When it’s time for your kitchen remodeling, going open plan might seem a wonderful idea. Is it? Or not? Well, there’s no right or wrong answer to this question. It’s a matter of personal taste. It also has to do with your lifestyle, daily habits, family – or even the layout of the home.
You may hate the kitchen odors but still go for an open plan kitchen. Or you may not mind the odors but hate the idea of having people watching you as you cook. Or you might be in between – like the idea of going open plan and then not. Perhaps, you need some food for thought to evaluate the pros and cons in your case, to make your decision easier, to ensure your kitchen renovation is done to your maximum satisfaction.
The benefits of open plan kitchen designs
They say that the kitchen is the heart of the home. This is the place where the whole family gathers, and not just to eat. Now, with open plan kitchens, you simply invite more people to your company. Or the family can spread around the kitchen-dining-living room area and still be in immediate contact with each other. This is actually the main advantage of going open plan. The space becomes friendlier. You are not cut off the rest of the “world” when you are in the kitchen cooking. Your kitchen is right there, in the very heart of the living room.
Some other benefits? The home becomes much brighter, since walls are tumbled down. For the same reason, the space becomes a tad bigger – and surely, it gives the impression of being a lot larger than it really is. Instead of having two dining tables – one in the kitchen and one in the dining room, you now have only one and space for a kitchen island – hence, more work and storage space too. Plus, this is the ultimate way to make the home contemporary.
The benefits of closed kitchens
You can make a mess in your kitchen and don’t care at all; something that you won’t do with an open plan kitchen if you want the space to be neat. Even if you are a tidy person, it’s hard to keep the kitchen spotless at all times – even more, if you have children. With a closed kitchen, you are secluded but the noises coming from the appliances and dishes are isolated too. There’s no broccoli odor making your living room upholstery stinky.
How to make an open plan kitchen work
The living room, dining area, and kitchen design must be cohesive. Visually, there must be balance. So, you need to decide which style you like and stick to it, even if you bring in elements from other architectural worlds.

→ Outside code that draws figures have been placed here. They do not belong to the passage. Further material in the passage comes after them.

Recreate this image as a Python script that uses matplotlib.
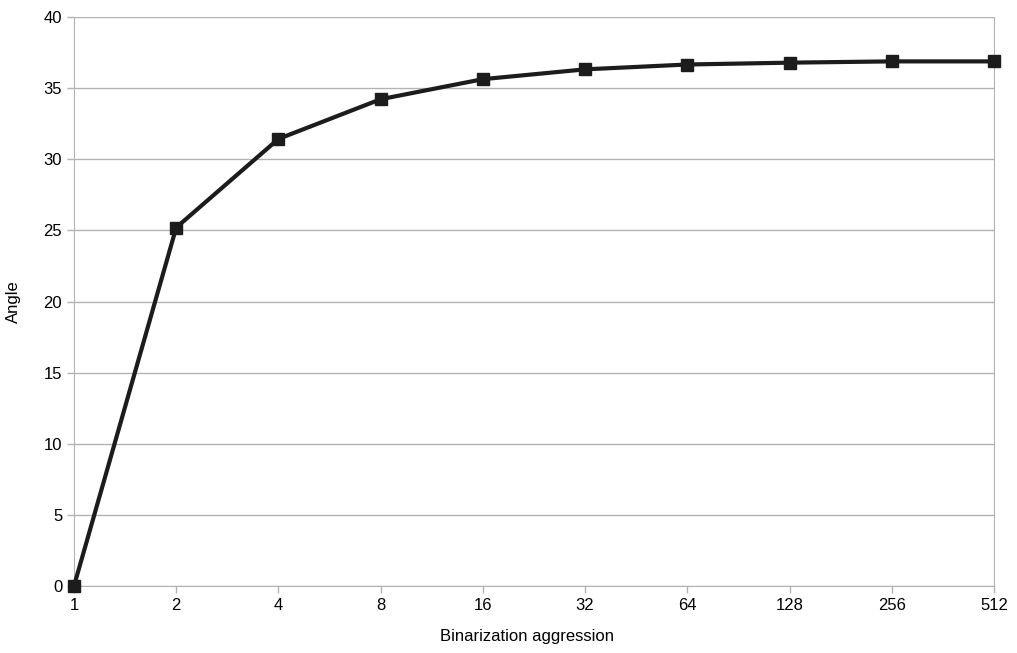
import matplotlib
matplotlib.use("Agg")
import matplotlib.pyplot as plt

aggression = ["1", "2", "4", "8", "16", "32", "64", "128", "256", "512"]
angle = [0.0, 25.2, 31.43, 34.22, 35.63, 36.32, 36.66, 36.79, 36.88, 36.88]
y_ticks = [0, 5, 10, 15, 20, 25, 30, 35, 40]

plt.rcParams["font.family"] = ["Liberation Sans", "DejaVu Sans"]

fig = plt.figure(figsize=(10.17, 6.53), dpi=100)
ax = fig.add_axes([74 / 1017, 67 / 653, 920 / 1017, 569 / 653])

x = list(range(len(aggression)))
ax.plot(x, angle, color="#1c1c1c", linewidth=3, marker="s", markersize=8,
        markerfacecolor="#1c1c1c", markeredgecolor="#1c1c1c", clip_on=False, zorder=3)

ax.set_xlim(0, len(aggression) - 1)
ax.set_ylim(0, 40)
ax.set_xticks(x)
ax.set_xticklabels(aggression)
ax.set_yticks(y_ticks)
ax.yaxis.grid(True, color="#b3b3b3", linewidth=1)
ax.set_axisbelow(True)

for side in ["left", "bottom", "right"]:
    ax.spines[side].set_color("#b3b3b3")
ax.spines["top"].set_visible(False)
ax.tick_params(axis="both", colors="#b3b3b3", labelcolor="black", labelsize=12, length=5, width=1)
ax.tick_params(axis="x", pad=4)

ax.set_xlabel("Binarization aggression", fontsize=12)
ax.xaxis.set_label_coords(0.492, -0.076)
ax.set_ylabel("Angle", fontsize=12, labelpad=16)

fig.savefig("out.png", dpi=100)
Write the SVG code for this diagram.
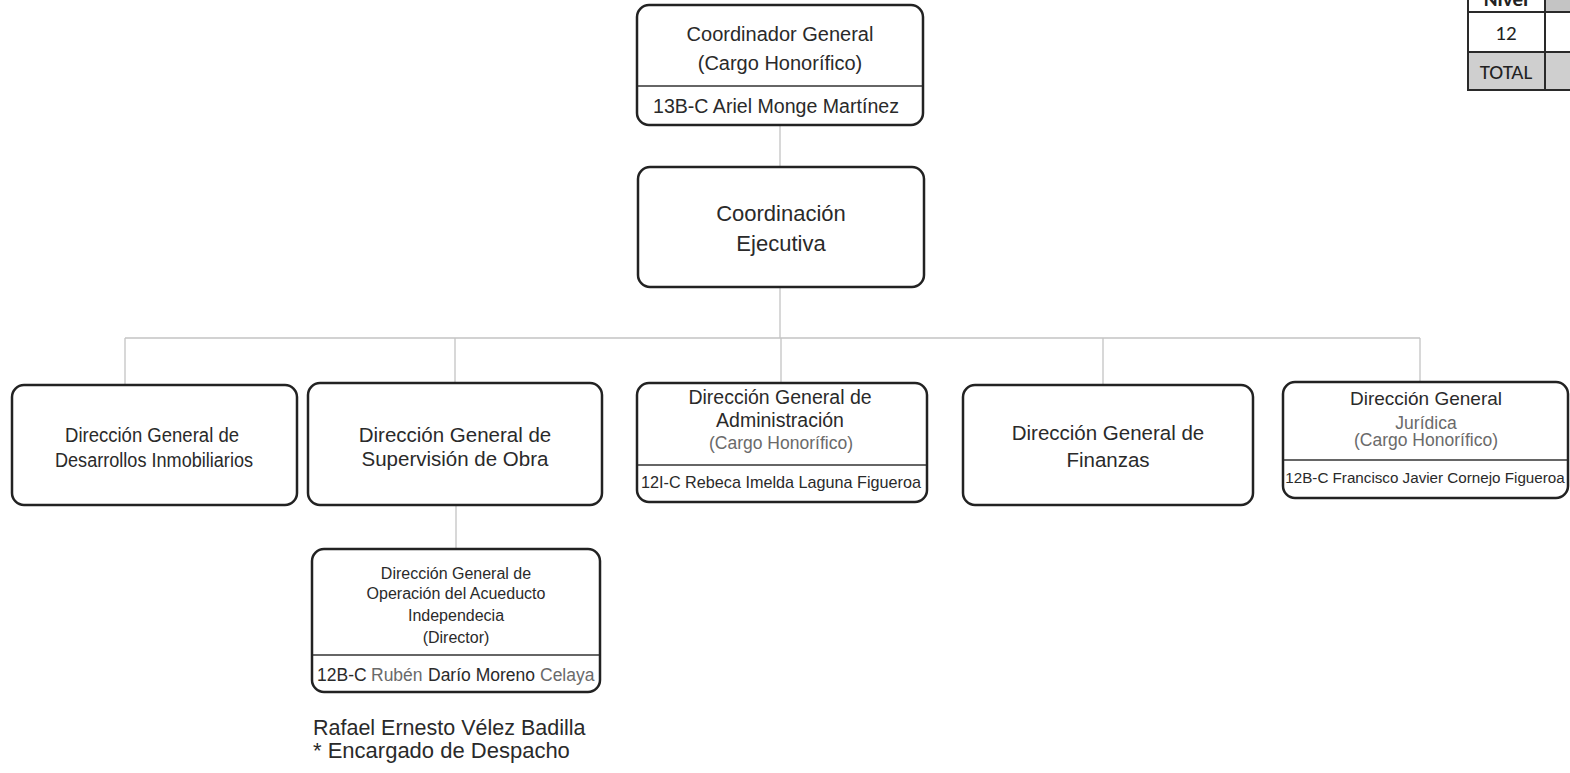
<svg xmlns="http://www.w3.org/2000/svg" width="1570" height="773" viewBox="0 0 1570 773">
<style>
.box{fill:#fff;stroke:#222;stroke-width:2.5}
.div{stroke:#333;stroke-width:1.5}
.con{stroke:#c4c4c4;stroke-width:1.3;fill:none}
text{font-family:"Liberation Sans",Arial,sans-serif;fill:#2a2a2a;text-anchor:middle}
.g{fill:#6a6a6a}
.s{text-anchor:start}
.tb{font-family:Carlito,Lato,"Liberation Sans",sans-serif;fill:#222}
.cell{stroke:#2a2a2a;stroke-width:2}
</style>
<rect width="1570" height="773" fill="#fff"/>
<g id="connectors">
<path class="con" d="M780 125V167M780 287V338M125 338H1420M125 338V385M455 338V383M781 338V383M1103 338V385M1420 338V382M456 505V549"/>
</g>
<g id="coordinador-general">
<rect class="box" x="637" y="5" width="286" height="120" rx="12"/>
<line class="div" x1="638" y1="86" x2="922" y2="86"/>
<text x="780" y="41" font-size="20">Coordinador General</text>
<text x="780" y="70" font-size="20">(Cargo Honorífico)</text>
<text x="776" y="113" font-size="19.5" textLength="246" lengthAdjust="spacingAndGlyphs">13B-C Ariel Monge Martínez</text>
</g>
<g id="coordinacion-ejecutiva">
<rect class="box" x="638" y="167" width="286" height="120" rx="12"/>
<text x="781" y="221" font-size="22">Coordinación</text>
<text x="781" y="251" font-size="22">Ejecutiva</text>
</g>
<g id="dg-desarrollos">
<rect class="box" x="12" y="385" width="285" height="120" rx="12"/>
<text x="152" y="442" font-size="20" textLength="174" lengthAdjust="spacingAndGlyphs">Dirección General de</text>
<text x="154" y="467" font-size="20" textLength="198" lengthAdjust="spacingAndGlyphs">Desarrollos Inmobiliarios</text>
</g>
<g id="dg-supervision">
<rect class="box" x="308" y="383" width="294" height="122" rx="12"/>
<text x="455" y="442" font-size="20.5">Dirección General de</text>
<text x="455" y="466" font-size="20.5">Supervisión de Obra</text>
</g>
<g id="dg-administracion">
<rect class="box" x="637" y="383" width="290" height="119" rx="12"/>
<text x="780" y="404" font-size="19.5">Dirección General de</text>
<text x="780" y="427" font-size="19.5">Administración</text>
<text class="g" x="781" y="449" font-size="17.5">(Cargo Honorífico)</text>
<line class="div" x1="638" y1="465" x2="926" y2="465"/>
<text x="781" y="488" font-size="17" textLength="280" lengthAdjust="spacingAndGlyphs">12I-C Rebeca Imelda Laguna Figueroa</text>
</g>
<g id="dg-finanzas">
<rect class="box" x="963" y="385" width="290" height="120" rx="12"/>
<text x="1108" y="440" font-size="20.5">Dirección General de</text>
<text x="1108" y="467" font-size="20.5">Finanzas</text>
</g>
<g id="dg-juridica">
<rect class="box" x="1283" y="382" width="285" height="116" rx="12"/>
<text x="1426" y="405" font-size="19">Dirección General</text>
<text class="g" x="1426" y="429" font-size="17.5">Jurídica</text>
<text class="g" x="1426" y="446" font-size="17.5">(Cargo Honorífico)</text>
<line class="div" x1="1284" y1="460" x2="1567" y2="460"/>
<text x="1425" y="483" font-size="15.2">12B-C Francisco Javier Cornejo Figueroa</text>
</g>
<g id="dg-acueducto">
<rect class="box" x="312" y="549" width="288" height="143" rx="12"/>
<text x="456" y="579" font-size="16">Dirección General de</text>
<text x="456" y="599" font-size="16">Operación del Acueducto</text>
<text x="456" y="621" font-size="16">Independecia</text>
<text x="456" y="643" font-size="16">(Director)</text>
<line class="div" x1="313" y1="655" x2="599" y2="655"/>
<text class="s" x="317" y="681" font-size="17.5">12B-C</text>
<text class="s g" x="371" y="681" font-size="17.5">Rubén</text>
<text class="s" x="428" y="681" font-size="17.5">Darío Moreno</text>
<text class="s g" x="540" y="681" font-size="17.5">Celaya</text>
</g>
<g id="encargado-nota">
<text class="s" x="313" y="735" font-size="21.5">Rafael Ernesto Vélez Badilla</text>
<text class="s" x="313" y="758" font-size="22">* Encargado de Despacho</text>
</g>
<g id="tabla-nivel">
<rect x="1545" y="-30" width="30" height="42" fill="#c4c4c4"/>
<rect x="1468" y="52" width="107" height="38" fill="#cfcfcf"/>
<path class="cell" fill="none" d="M1468 -5V90H1575M1468 12H1575M1468 52H1575M1545 -5V90"/>
<text class="tb" x="1506" y="6" font-size="21" font-weight="bold">Nivel</text>
<text class="tb" x="1506" y="40" font-size="21">12</text>
<text class="tb" x="1506" y="79" font-size="21">TOTAL</text>
</g>
</svg>
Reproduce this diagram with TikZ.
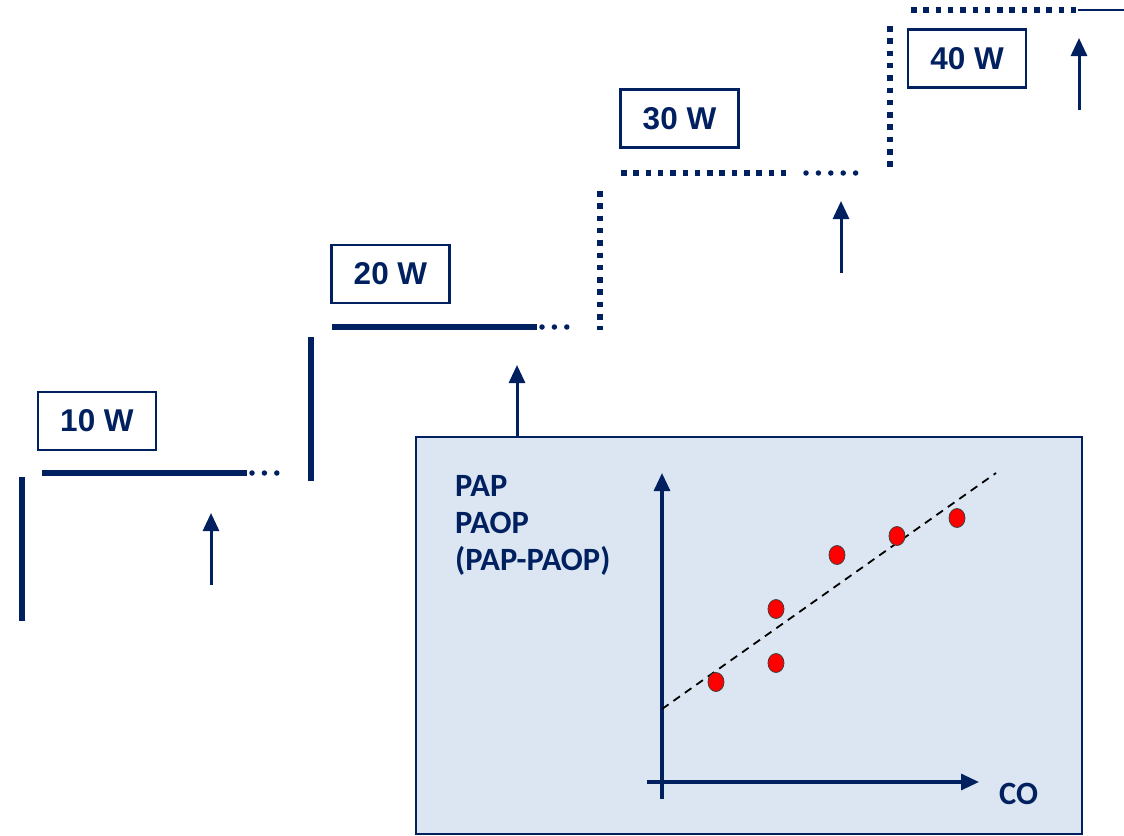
\documentclass[tikz,border=0pt]{standalone}
\usepackage{fontspec}
\setmainfont{Liberation Sans}
\newfontfamily\calibri{Carlito}
\usetikzlibrary{positioning,arrows.meta,calc,shapes.geometric}
\definecolor{navy}{HTML}{002060}
\definecolor{panel}{HTML}{DCE6F2}

\begin{document}
\begin{tikzpicture}[x=1pt,y=-1pt,>={Triangle[width=16pt,length=18pt]},
   wattbox/.style={draw=navy,text=navy,line width=2.2pt,minimum width=118pt,minimum height=58pt,
     inner sep=0pt,font=\fontsize{31.5}{34}\selectfont\bfseries},
   level/.style={draw=navy,line width=5.5pt},
   squares/.style={draw=navy,line width=5.5pt,dash pattern=on 5.5pt off 6.8pt},
   fade/.style={draw=navy,line width=5.5pt,line cap=round,dash pattern=on 0pt off 12.4pt},
   rise/.style={draw=navy,line width=3pt,->},
   axis/.style={draw=navy,line width=3.2pt},
   label/.style={text=navy,inner sep=0pt,font=\calibri\bfseries\fontsize{32.5}{37}\selectfont},
   dot/.style={ellipse,draw=black!75,fill=red,line width=0.8pt,inner sep=0pt,
     minimum width=16pt,minimum height=19pt}]
  \useasboundingbox (0,0) rectangle (1124,835);

  % power steps
  \node[wattbox] (w10) at (97,421)    {10 W};
  \node[wattbox] (w20) at (390.5,274) {20 W};
  \node[wattbox] (w30) at (679.5,118.5) {30 W};
  \node[wattbox] (w40) at (967,58.5)  {40 W};

  \coordinate (s10a) at (22,477);   \coordinate (s10b) at (22,621);
  \coordinate (l10a) at (42,473);   \coordinate (l10b) at (247,473);
  \coordinate (f10a) at (252,473);  \coordinate (f10b) at (278,473);
  \coordinate (s20a) at (311,337);  \coordinate (s20b) at (311,481);
  \coordinate (l20a) at (332,327);  \coordinate (l20b) at (537,327);
  \coordinate (f20a) at (542,327);  \coordinate (f20b) at (567,327);
  \coordinate (s30a) at (600,191);  \coordinate (s30b) at (600,330);
  \coordinate (l30a) at (621,173);  \coordinate (l30b) at (790,173);
  \coordinate (f30a) at (806,173);  \coordinate (f30b) at (857,173);
  \coordinate (s40a) at (890,26);   \coordinate (s40b) at (890,168);
  \coordinate (l40a) at (911,10);   \coordinate (l40b) at (1078,10);
  \coordinate (e40)  at (1124,10);

  \draw[level] (s10a) -- (s10b);
  \draw[level] (l10a) -- (l10b);
  \draw[fade]  (f10a) -- (f10b);
  \draw[level] (s20a) -- (s20b);
  \draw[level] (l20a) -- (l20b);
  \draw[fade]  (f20a) -- (f20b);
  \draw[squares] (s30a) -- (s30b);
  \draw[squares] (l30a) -- (l30b);
  \draw[fade]  (f30a) -- (f30b);
  \draw[squares] (s40a) -- (s40b);
  \draw[squares] (l40a) -- (l40b);
  \draw[navy,line width=1.8pt] (l40b) -- (e40);

  % regression panel
  \node[draw=navy,fill=panel,line width=1.8pt,minimum width=666pt,minimum height=397pt,
    inner sep=0pt] (plot) at (749,635.5) {};

  \coordinate (r10a) at (211,585);  \coordinate (r10b) at (211,513);
  \coordinate (r20b) at (517,365);
  \coordinate (r30a) at (841,273);  \coordinate (r30b) at (841,201);
  \coordinate (r40a) at (1079,110); \coordinate (r40b) at (1079,38);
  \draw[rise] (r10a) -- (r10b);
  \draw[rise] (plot.north -| r20b) -- (r20b);
  \draw[rise] (r30a) -- (r30b);
  \draw[rise] (r40a) -- (r40b);

  \coordinate (ybot) at (662,799);  \coordinate (ytop) at (662,473);
  \coordinate (xlft) at (647,782);  \coordinate (xrgt) at (979,782);
  \draw[axis,->] (ybot) -- (ytop);
  \draw[axis,->] (xlft) -- (xrgt);

  \node[label,align=left,anchor=north west] (ylab) at (455,475) {PAP\\PAOP\\(PAP-PAOP)};
  \node[label,anchor=base west] (xlab) at (999,804) {CO};

  \coordinate (fita) at (662,709);  \coordinate (fitb) at (996,473);
  \draw[black,line width=1.8pt,dash pattern=on 8pt off 6pt] (fita) -- (fitb);

  \foreach \px/\py [count=\i] in {716/682,776/609,776/663,837/555,897/536,957/518}
    \node[dot] (d\i) at (\px,\py) {};
\end{tikzpicture}
\end{document}
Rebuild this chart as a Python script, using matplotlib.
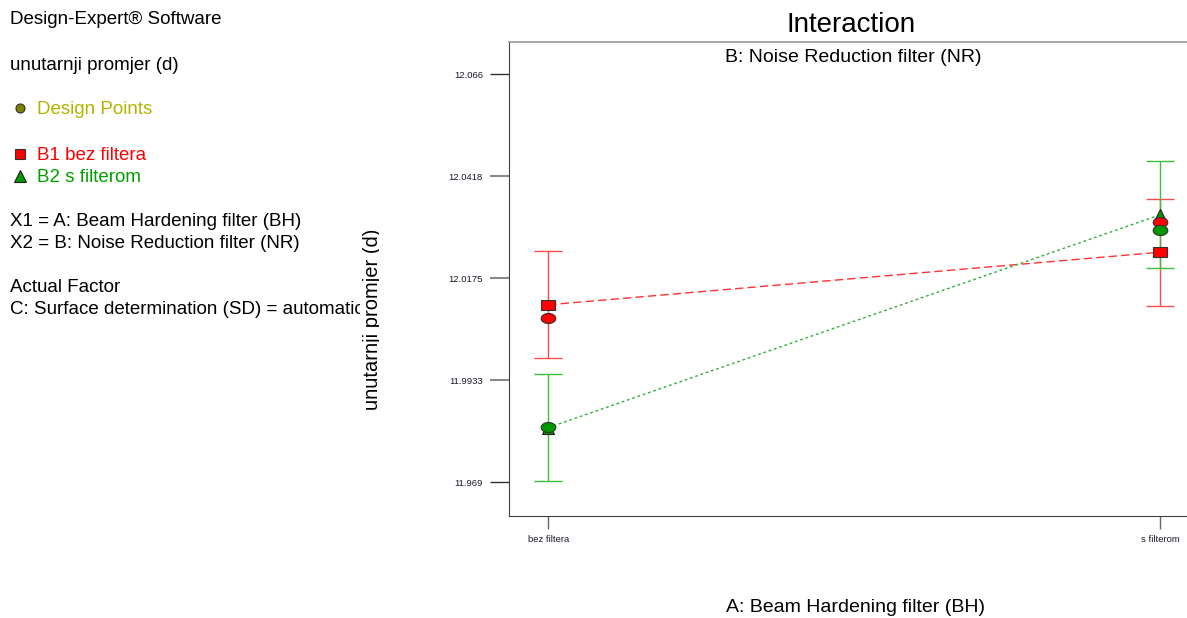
import numpy as np
import matplotlib
matplotlib.use('Agg')
import matplotlib.pyplot as plt
from matplotlib.path import Path
from matplotlib.transforms import Bbox, TransformedBbox

plt.rcParams['font.family'] = ['Liberation Sans', 'DejaVu Sans']

# Factor A levels (x axis)
levelsA = ['bez filtera', 's filterom']
# Predicted means for the two levels of factor B
meanB1 = [12.0112, 12.0237]
meanB2 = [11.9820, 12.0326]
# LSD half widths
lsdB1 = [0.01275, 0.01275]
lsdB2 = [0.01275, 0.01275]
# Design points (actual responses)
pointsB1 = [12.0080, 12.0310]
pointsB2 = [11.9821, 12.0290]
yTicks = [11.969, 11.9933, 12.0175, 12.0418, 12.066]
yTickLabels = ['11.969', '11.9933', '12.0175', '12.0418', '12.066']

W, H = 1187, 618
fig = plt.figure(figsize=(W / 100, H / 100), dpi=100)

# main axes, runs a little past the right edge like the original
ax = fig.add_axes([508.5 / W, (H - 516) / H, (1200 - 508.5) / W, (516 - 42) / H])
x = np.arange(len(levelsA))

# stretched markers (the original image is wider than tall)
t = np.linspace(0, 2 * np.pi, 60)
ellipse = Path(np.column_stack([1.45 * np.cos(t), np.sin(t)]), closed=True)
rect = Path([(-1.45, -1), (1.45, -1), (1.45, 1), (-1.45, 1), (-1.45, -1)], closed=True)

ax.errorbar(x, meanB1, yerr=lsdB1, fmt='none', ecolor='#ff4a4a', elinewidth=1,
            capsize=10, capthick=1, zorder=2)
ax.errorbar(x, meanB2, yerr=lsdB2, fmt='none', ecolor='#3cbf3c', elinewidth=1,
            capsize=10, capthick=1, zorder=2)

ax.plot(x, meanB1, color='#ff3030', lw=1, ls=(0, (6, 3)), zorder=3)
ax.plot(x, meanB2, color='#33b033', lw=1, ls=(0, (2, 2)), zorder=3)

ax.plot(x, meanB1, ls='none', marker=rect, ms=10.5, mfc='#ff0000', mec='#333333',
        mew=0.8, zorder=4)
ax.plot(x, meanB2, ls='none', marker='^', ms=8.5, mfc='#009900', mec='#222222',
        mew=0.8, zorder=4)

ax.plot(x, pointsB1, ls='none', marker=ellipse, ms=10.5, mfc='#ff0000', mec='#333333',
        mew=0.8, zorder=5)
ax.plot(x, pointsB2, ls='none', marker=ellipse, ms=10.5, mfc='#009900', mec='#333333',
        mew=0.8, zorder=5)

ax.set_xlim(-0.065, 1.065)
ax.set_ylim(11.96099, 12.07368)
ax.set_xticks(x)
ax.set_xticklabels(levelsA)
ax.set_yticks(yTicks)
ax.set_yticklabels(yTickLabels)
ax.tick_params(axis='y', direction='out', length=14, pad=4.5, labelsize=6.8,
               labelcolor='#1a1a2a', color='#8a8a8a', width=1.5)
ax.tick_params(axis='x', direction='out', length=9, pad=5, labelsize=6.8,
               labelcolor='#1a1a2a', color='#666666', width=1)
ticks = ax.yaxis.get_major_ticks()
for tick in (ticks[0], ticks[-1]):
    tick.tick1line.set_markeredgecolor('#303030')
    tick.tick1line.set_markeredgewidth(1)

ax.spines['right'].set_visible(False)
ax.spines['top'].set_color('#a0a0a0')
ax.spines['top'].set_linewidth(1.3)
ax.spines['left'].set_color('#404040')
ax.spines['bottom'].set_color('#404040')

# overlay in pixel coordinates for the side panel and titles
ax0 = fig.add_axes([0, 0, 1, 1], facecolor='none')
ax0.set_xlim(0, W)
ax0.set_ylim(H, 0)
ax0.axis('off')

ax0.text(851, 25, 'Interaction', fontsize=20, ha='center', va='center')
ax0.text(853, 58, 'B: Noise Reduction filter (NR)', fontsize=14, ha='center', va='center')
ax0.text(855, 608, 'A: Beam Hardening filter (BH)', fontsize=14, ha='center', va='center')

# y label, descenders cut off like in the original
ylab = ax0.text(377.5, 319, 'unutarnji promjer (d)', fontsize=14.5, rotation=90,
                rotation_mode='anchor', ha='center', va='baseline', clip_on=True)
ylab.set_clip_box(TransformedBbox(Bbox([[0, 0], [378.5, H]]), ax0.transData))

fs = 13.5
panel = [
    (10, 20, 'Design-Expert® Software', 'black'),
    (10, 65, 'unutarnji promjer (d)', 'black'),
    (37, 109, 'Design Points', '#b3b300'),
    (37, 155, 'B1 bez filtera', '#ff0000'),
    (37, 177, 'B2 s filterom', '#00a000'),
    (10, 221, 'X1 = A: Beam Hardening filter (BH)', 'black'),
    (10, 243, 'X2 = B: Noise Reduction filter (NR)', 'black'),
    (10, 288, 'Actual Factor', 'black'),
    (10, 310, 'C: Surface determination (SD) = automatic', 'black'),
]
for px, py, txt, col in panel:
    tt = ax0.text(px, py, txt, fontsize=fs, color=col, ha='left', va='center', clip_on=True)
    tt.set_clip_box(TransformedBbox(Bbox([[0, 0], [360, H]]), ax0.transData))

ax0.plot([20], [108], ls='none', marker='o', ms=6.5, mfc='#808000', mec='#333333', mew=0.8)
ax0.plot([20], [154], ls='none', marker='s', ms=7, mfc='#ff0000', mec='#333333', mew=0.8)
ax0.plot([20], [175.5], ls='none', marker='^', ms=8, mfc='#009900', mec='#222222', mew=0.8)

fig.savefig('out.png', dpi=100)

Cohesiveness applies to color as well. You don’t have to go strictly monochromatic, but there’ll be a better result with colors of the same family. Don’t forget that with open plan kitchens, more items (anything from furniture and kitchen cabinets to tiny objects) will be exposed, bringing color into your interior. So, it’s best to keep a neutral background with earthy tones and play with the colors of the accessories.
When it comes to such projects, kitchen renovation contractors focus mainly on the layout. This is very important. You need to create zones, even if there are no walls. If not, there’ll be a small interior chaos. You certainly need a well-planned kitchen with the cooking area close to the fridge and stove, while the distances from the main countertop to the island and the fridge and all other storage spaces must be calculated down to the last detail.
Also, see where you will position the sofa in relation to the kitchen. You need to have immediate contact with your family or guests, but it would be smart to get a design that could hide the ugly. One thing that would help is the shape of the room. You can take advantage of an L shaped room to put the cluttered areas in the hidden space. Or you may raise one side of the kitchen island. Or just stop caring about such things. If you like open plan kitchens, you are friendly anyway.
A major concern, when it comes to going open plan – one that kitchen remodeling companies truly give their utmost attention to, is stability. If you remove walls, you need to be sure that the stability – the structural integrity, of your home is not affected. You may need to add a column or I-beams. You may also need to get a permit. But if you have a kitchen remodeler by your side, you won’t worry about that either.